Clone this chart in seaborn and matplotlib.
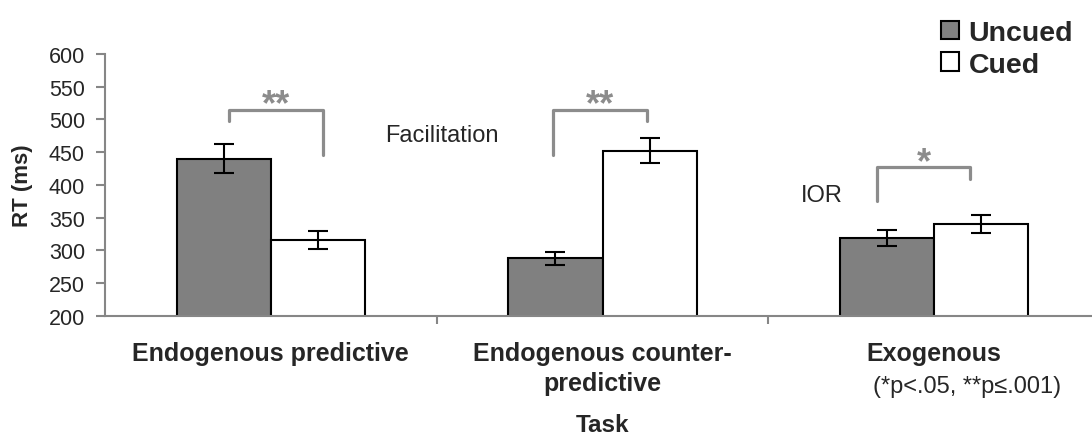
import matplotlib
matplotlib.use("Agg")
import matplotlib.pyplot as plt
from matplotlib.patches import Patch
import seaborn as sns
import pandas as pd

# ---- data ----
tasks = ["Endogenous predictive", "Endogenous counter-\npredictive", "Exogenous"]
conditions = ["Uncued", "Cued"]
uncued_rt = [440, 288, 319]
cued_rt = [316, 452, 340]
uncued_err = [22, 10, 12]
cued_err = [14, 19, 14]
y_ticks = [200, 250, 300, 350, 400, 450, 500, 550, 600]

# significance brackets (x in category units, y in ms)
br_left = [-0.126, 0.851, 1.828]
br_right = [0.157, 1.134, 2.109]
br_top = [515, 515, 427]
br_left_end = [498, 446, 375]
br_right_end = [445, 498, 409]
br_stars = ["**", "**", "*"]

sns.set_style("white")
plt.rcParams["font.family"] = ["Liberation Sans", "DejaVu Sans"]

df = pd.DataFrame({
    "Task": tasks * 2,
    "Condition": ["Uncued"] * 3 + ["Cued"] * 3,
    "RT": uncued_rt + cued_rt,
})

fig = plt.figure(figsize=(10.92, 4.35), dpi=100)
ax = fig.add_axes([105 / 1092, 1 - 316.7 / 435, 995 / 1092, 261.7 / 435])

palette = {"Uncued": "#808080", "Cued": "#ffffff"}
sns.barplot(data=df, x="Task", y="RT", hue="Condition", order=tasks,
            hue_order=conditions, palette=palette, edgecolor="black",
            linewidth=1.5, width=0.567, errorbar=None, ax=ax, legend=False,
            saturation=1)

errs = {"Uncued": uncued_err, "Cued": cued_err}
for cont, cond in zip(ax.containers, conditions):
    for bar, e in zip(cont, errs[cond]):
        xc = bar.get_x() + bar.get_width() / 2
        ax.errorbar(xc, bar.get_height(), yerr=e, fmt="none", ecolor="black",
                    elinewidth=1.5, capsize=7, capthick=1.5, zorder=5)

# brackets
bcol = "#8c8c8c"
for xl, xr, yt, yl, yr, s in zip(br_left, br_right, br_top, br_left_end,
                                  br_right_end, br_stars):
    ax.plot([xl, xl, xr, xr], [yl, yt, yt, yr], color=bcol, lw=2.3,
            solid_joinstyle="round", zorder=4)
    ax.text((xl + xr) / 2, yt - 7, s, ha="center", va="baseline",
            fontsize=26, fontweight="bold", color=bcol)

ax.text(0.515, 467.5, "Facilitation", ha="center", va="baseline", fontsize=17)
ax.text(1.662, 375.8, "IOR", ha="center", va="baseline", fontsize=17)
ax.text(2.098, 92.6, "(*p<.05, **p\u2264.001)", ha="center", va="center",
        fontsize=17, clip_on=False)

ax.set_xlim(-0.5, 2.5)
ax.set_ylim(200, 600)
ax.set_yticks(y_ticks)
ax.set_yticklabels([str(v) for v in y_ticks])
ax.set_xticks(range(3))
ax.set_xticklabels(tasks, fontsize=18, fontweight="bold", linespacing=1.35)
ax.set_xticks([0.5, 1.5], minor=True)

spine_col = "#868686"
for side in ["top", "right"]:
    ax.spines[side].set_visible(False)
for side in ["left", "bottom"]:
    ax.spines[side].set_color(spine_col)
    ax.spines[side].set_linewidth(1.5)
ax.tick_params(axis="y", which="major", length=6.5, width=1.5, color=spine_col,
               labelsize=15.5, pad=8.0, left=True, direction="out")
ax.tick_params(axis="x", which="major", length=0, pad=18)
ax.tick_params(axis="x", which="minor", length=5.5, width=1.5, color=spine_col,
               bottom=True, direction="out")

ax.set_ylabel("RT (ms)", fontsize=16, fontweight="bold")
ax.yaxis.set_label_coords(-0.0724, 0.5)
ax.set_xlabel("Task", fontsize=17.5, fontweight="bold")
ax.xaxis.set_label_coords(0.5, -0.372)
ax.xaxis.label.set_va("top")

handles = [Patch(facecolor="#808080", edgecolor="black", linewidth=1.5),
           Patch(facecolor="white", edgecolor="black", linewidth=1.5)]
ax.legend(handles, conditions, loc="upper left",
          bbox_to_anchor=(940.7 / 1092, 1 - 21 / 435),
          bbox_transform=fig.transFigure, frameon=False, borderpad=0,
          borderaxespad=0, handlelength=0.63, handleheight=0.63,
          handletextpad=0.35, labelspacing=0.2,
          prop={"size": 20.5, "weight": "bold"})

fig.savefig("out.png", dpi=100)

* Exercise requirements:
Print the whole listing above once more, word for word, without its pictures.

* Answer to this task:
Clone this chart in seaborn and matplotlib.
import matplotlib
matplotlib.use("Agg")
import matplotlib.pyplot as plt
from matplotlib.patches import Patch
import seaborn as sns
import pandas as pd

# ---- data ----
tasks = ["Endogenous predictive", "Endogenous counter-\npredictive", "Exogenous"]
conditions = ["Uncued", "Cued"]
uncued_rt = [440, 288, 319]
cued_rt = [316, 452, 340]
uncued_err = [22, 10, 12]
cued_err = [14, 19, 14]
y_ticks = [200, 250, 300, 350, 400, 450, 500, 550, 600]

# significance brackets (x in category units, y in ms)
br_left = [-0.126, 0.851, 1.828]
br_right = [0.157, 1.134, 2.109]
br_top = [515, 515, 427]
br_left_end = [498, 446, 375]
br_right_end = [445, 498, 409]
br_stars = ["**", "**", "*"]

sns.set_style("white")
plt.rcParams["font.family"] = ["Liberation Sans", "DejaVu Sans"]

df = pd.DataFrame({
    "Task": tasks * 2,
    "Condition": ["Uncued"] * 3 + ["Cued"] * 3,
    "RT": uncued_rt + cued_rt,
})

fig = plt.figure(figsize=(10.92, 4.35), dpi=100)
ax = fig.add_axes([105 / 1092, 1 - 316.7 / 435, 995 / 1092, 261.7 / 435])

palette = {"Uncued": "#808080", "Cued": "#ffffff"}
sns.barplot(data=df, x="Task", y="RT", hue="Condition", order=tasks,
            hue_order=conditions, palette=palette, edgecolor="black",
            linewidth=1.5, width=0.567, errorbar=None, ax=ax, legend=False,
            saturation=1)

errs = {"Uncued": uncued_err, "Cued": cued_err}
for cont, cond in zip(ax.containers, conditions):
    for bar, e in zip(cont, errs[cond]):
        xc = bar.get_x() + bar.get_width() / 2
        ax.errorbar(xc, bar.get_height(), yerr=e, fmt="none", ecolor="black",
                    elinewidth=1.5, capsize=7, capthick=1.5, zorder=5)

# brackets
bcol = "#8c8c8c"
for xl, xr, yt, yl, yr, s in zip(br_left, br_right, br_top, br_left_end,
                                  br_right_end, br_stars):
    ax.plot([xl, xl, xr, xr], [yl, yt, yt, yr], color=bcol, lw=2.3,
            solid_joinstyle="round", zorder=4)
    ax.text((xl + xr) / 2, yt - 7, s, ha="center", va="baseline",
            fontsize=26, fontweight="bold", color=bcol)

ax.text(0.515, 467.5, "Facilitation", ha="center", va="baseline", fontsize=17)
ax.text(1.662, 375.8, "IOR", ha="center", va="baseline", fontsize=17)
ax.text(2.098, 92.6, "(*p<.05, **p\u2264.001)", ha="center", va="center",
        fontsize=17, clip_on=False)

ax.set_xlim(-0.5, 2.5)
ax.set_ylim(200, 600)
ax.set_yticks(y_ticks)
ax.set_yticklabels([str(v) for v in y_ticks])
ax.set_xticks(range(3))
ax.set_xticklabels(tasks, fontsize=18, fontweight="bold", linespacing=1.35)
ax.set_xticks([0.5, 1.5], minor=True)

spine_col = "#868686"
for side in ["top", "right"]:
    ax.spines[side].set_visible(False)
for side in ["left", "bottom"]:
    ax.spines[side].set_color(spine_col)
    ax.spines[side].set_linewidth(1.5)
ax.tick_params(axis="y", which="major", length=6.5, width=1.5, color=spine_col,
               labelsize=15.5, pad=8.0, left=True, direction="out")
ax.tick_params(axis="x", which="major", length=0, pad=18)
ax.tick_params(axis="x", which="minor", length=5.5, width=1.5, color=spine_col,
               bottom=True, direction="out")

ax.set_ylabel("RT (ms)", fontsize=16, fontweight="bold")
ax.yaxis.set_label_coords(-0.0724, 0.5)
ax.set_xlabel("Task", fontsize=17.5, fontweight="bold")
ax.xaxis.set_label_coords(0.5, -0.372)
ax.xaxis.label.set_va("top")

handles = [Patch(facecolor="#808080", edgecolor="black", linewidth=1.5),
           Patch(facecolor="white", edgecolor="black", linewidth=1.5)]
ax.legend(handles, conditions, loc="upper left",
          bbox_to_anchor=(940.7 / 1092, 1 - 21 / 435),
          bbox_transform=fig.transFigure, frameon=False, borderpad=0,
          borderaxespad=0, handlelength=0.63, handleheight=0.63,
          handletextpad=0.35, labelspacing=0.2,
          prop={"size": 20.5, "weight": "bold"})

fig.savefig("out.png", dpi=100)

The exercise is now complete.